Rabies Virus Information
Rabies is a deadly viral disease that attacks the central nervous system of warm-blooded animals, particularly mammals. It is found most commonly in raccoons, bats, skunks, and foxes. Any mammal can become infected with the rabies virus.
The virus is transmitted via saliva contact with broken skin or mucous membranes. This normally occurs via a bite from an infected animal. The virus lies dormant in the nerves for a period of time that varies from a few days to months. This is called the incubation period. In a human that has been exposed, recovery is likely if treatment is sought immediately and received during the incubation period. After the incubation period, the virus travels through the nerves to the brain. This is when symptoms first appear. Death occurs within a few days of the onset of symptoms. One should seek immediate medical attention in the event of an animal bite or an exposure to wildlife.
Rabies affects the nervous system. Easily identifiable symptoms in animals include unusual behavior. Wild animals may act aggressively towards inanimate objects or lose their fear of humans and act friendly. “Foaming at the mouth” may be present during the later stages of the disease, or not at all. Other symptoms may include staggering, difficulty breathing, weakness, or seizures.
If you are bitten by any animal, clean the wound out well with soap and running water for 15 minutes and contact your doctor. Report the bite to Alexander County Animal Services.
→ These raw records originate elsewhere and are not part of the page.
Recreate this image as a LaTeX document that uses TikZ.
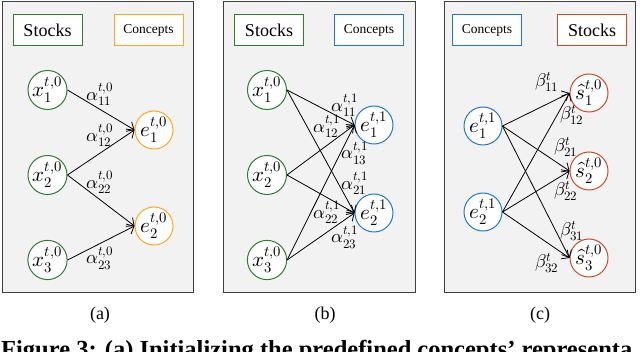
\documentclass[tikz,border=0pt]{standalone}
\usepackage{fontspec}
\usepackage{unicode-math}
\setmainfont{Liberation Serif}
\setmathfont{Latin Modern Math}
\usetikzlibrary{arrows.meta,positioning}
\definecolor{stkgreen}{RGB}{46,125,50}
\definecolor{cptorange}{RGB}{255,168,30}
\definecolor{cptblue}{RGB}{30,120,215}
\definecolor{stkred}{RGB}{205,75,35}
\definecolor{panelgray}{RGB}{242,242,242}
\definecolor{panelframe}{RGB}{64,64,64}

\begin{document}
\begin{tikzpicture}[x=1pt, y=-1pt,
  panel/.style={draw=panelframe, fill=panelgray, line width=0.8pt},
  tagbox/.style={draw=#1, fill=white, line width=1pt, minimum width=69pt, minimum height=31pt, inner sep=0pt},
  vert/.style={circle, draw=#1, fill=white, line width=1pt, minimum size=38pt, inner sep=0pt, font=\fontsize{21}{23}\selectfont},
  link/.style={-{Straight Barb[length=6pt,width=11pt]}, line width=0.8pt},
  wlab/.style={inner sep=0pt, font=\fontsize{18.5}{20}\selectfont},
  bigtxt/.style={font=\fontsize{18}{20}\selectfont},
  smalltxt/.style={font=\fontsize{13.5}{15}\selectfont}]
  \useasboundingbox (0,0) rectangle (640,352);
  \clip (0,0) rectangle (640,352);
  % panels
  \draw[panel] (2,1) rectangle (193,292);
  \draw[panel] (223,1) rectangle (415,292);
  \draw[panel] (444,1) rectangle (635,292);
  % (a)
  \node[tagbox=stkgreen, bigtxt] (stka) at (47.5,30.5) {Stocks};
  \node[tagbox=cptorange, smalltxt] (cpta) at (148.5,30.5) {Concepts};
  \node[vert=stkgreen] (xa1) at (47.5,90) {$x_1^{t,0}$};
  \node[vert=stkgreen] (xa2) at (47.5,175) {$x_2^{t,0}$};
  \node[vert=stkgreen] (xa3) at (47.5,260) {$x_3^{t,0}$};
  \node[vert=cptorange] (ea1) at (154,130) {$e_1^{t,0}$};
  \node[vert=cptorange] (ea2) at (154,226) {$e_2^{t,0}$};
  \draw[link] (xa1.east) -- (ea1.west);
  \draw[link] (xa2.east) -- (ea1.west);
  \draw[link] (xa2.east) -- (ea2.west);
  \draw[link] (xa3.east) -- (ea2.west);
  \node[wlab] (la11) at (100,94) {$\alpha_{11}^{t,0}$};
  \node[wlab] (la12) at (100,135) {$\alpha_{12}^{t,0}$};
  \node[wlab] (la22) at (100,182) {$\alpha_{22}^{t,0}$};
  \node[wlab] (la23) at (100,258) {$\alpha_{23}^{t,0}$};
  % (b)
  \node[tagbox=stkgreen, bigtxt] (stkb) at (269,30.5) {Stocks};
  \node[tagbox=cptblue, smalltxt] (cptb) at (369,30.5) {Concepts};
  \node[vert=stkgreen] (xb1) at (267,90) {$x_1^{t,0}$};
  \node[vert=stkgreen] (xb2) at (267,175) {$x_2^{t,0}$};
  \node[vert=stkgreen] (xb3) at (267,260) {$x_3^{t,0}$};
  \node[vert=cptblue] (eb1) at (374,125) {$e_1^{t,1}$};
  \node[vert=cptblue] (eb2) at (374,213) {$e_2^{t,1}$};
  \foreach \i in {1,2,3}
    \foreach \j in {1,2}
      \draw[link] (xb\i.east) -- (eb\j.west);
  \node[wlab] (lb11) at (345,105) {$\alpha_{11}^{t,1}$};
  \node[wlab] (lb12) at (327,126) {$\alpha_{12}^{t,1}$};
  \node[wlab] (lb13) at (355,153) {$\alpha_{13}^{t,1}$};
  \node[wlab] (lb21) at (355,183) {$\alpha_{21}^{t,1}$};
  \node[wlab] (lb22) at (327,212) {$\alpha_{22}^{t,1}$};
  \node[wlab] (lb23) at (345,237) {$\alpha_{23}^{t,1}$};
  % (c)
  \node[tagbox=cptblue, smalltxt] (cptc) at (487,30.5) {Concepts};
  \node[tagbox=stkred, bigtxt] (stkc) at (592,30.5) {Stocks};
  \node[vert=cptblue] (ec1) at (483,126) {$e_1^{t,1}$};
  \node[vert=cptblue] (ec2) at (483,212) {$e_2^{t,1}$};
  \node[vert=stkred] (sc1) at (589,93) {$\hat{s}_1^{t,0}$};
  \node[vert=stkred] (sc2) at (589,171) {$\hat{s}_2^{t,0}$};
  \node[vert=stkred] (sc3) at (589,258) {$\hat{s}_3^{t,0}$};
  \foreach \i in {1,2}
    \foreach \j in {1,2,3}
      \draw[link] (ec\i.east) -- (sc\j.west);
  \node[wlab] (lc11) at (547,82) {$\beta_{11}^{t}$};
  \node[wlab] (lc12) at (572,115) {$\beta_{12}^{t}$};
  \node[wlab] (lc21) at (566,147) {$\beta_{21}^{t}$};
  \node[wlab] (lc22) at (566,191) {$\beta_{22}^{t}$};
  \node[wlab] (lc31) at (572,231) {$\beta_{31}^{t}$};
  \node[wlab] (lc32) at (547,263) {$\beta_{32}^{t}$};
  % sub-captions
  \node[bigtxt] (capa) at (100,315) {(a)};
  \node[bigtxt] (capb) at (325,315) {(b)};
  \node[bigtxt] (capc) at (540,315) {(c)};
  \node[anchor=base west, inner sep=0pt, font=\fontsize{24.5}{26}\selectfont\bfseries] (figcap) at (1,358) {Figure 3: (a) Initializing the predefined concepts' representa};
\end{tikzpicture}
\end{document}
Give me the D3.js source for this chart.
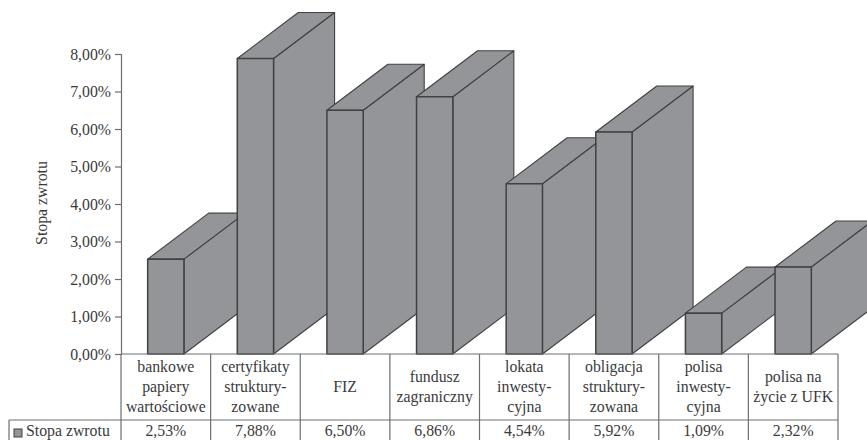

Be certain to write down the location of the animal and a description of the animal to provide to the animal control officer. Do not try to catch any wild animal that bites you. Call animal services immediately to capture the animal for rabies testing. If the animal is someone’s pet, also get the owner’s name and address and give them to the animal control officer. Any mammal can transmit rabies. The animal that bit you, depending on the species and circumstances, will have to be evaluated or tested for rabies.
If you find a bat in your home, isolate it to one room, leave the room and close the doors. Call animal services to capture the bat for testing. Most human rabies cases in the United States are due to unrecognized exposures to rabies through bats. You may not recognize a bat bite because the wounds they cause are so small. Most bats do not carry rabies in North Carolina; only about 3 percent of bats are infected. But because a diagnosis can’t be made by looking at an animal, bats must be assumed to be infected with rabies until a laboratory-confirmed diagnosis is made.
The spread of rabies is most effectively controlled by vaccinating domestic animals against the disease. All dogs, cats, and ferrets in North Carolina are required by law to be currently vaccinated against rabies.
- Cats, ferrets, and dogs over 4 months of age must be vaccinated against rabies once a year. Three-year vaccinations are also available as a booster to the one-year vaccination. The three-year vaccination is only available through a licensed veterinarian. One shot is not enough; rabies vaccinations must be kept current.
- You will receive a rabies vaccination certificate and a rabies tag from your veterinarian. This is your rabies registration. Keep your certificate in a safe place. It is your proof of rabies vaccination status.
- Attach the tag to your pet’s collar for identification and proof of vaccination. Your pet must wear the tag anytime it is off your property.
Alexander County Animal Services provides low-cost rabies vaccinations at the shelter. Several times through the year, Rabies Vaccination Clinics are held at various locations through-out the county.
Along with making sure your pets are vaccinated there are other things that you can do to help reduce the spread of rabies by minimizing interaction with wildlife.
- Do not feed pets outside unattended. Pet food will attract wild animals.
- Do not feed wildlife, feral cats, or feral dogs.
- Secure garbage cans with wildlife-proof lids.
- Do not discard food scraps out into the yard. Dispose of any food scraps in garbage cans.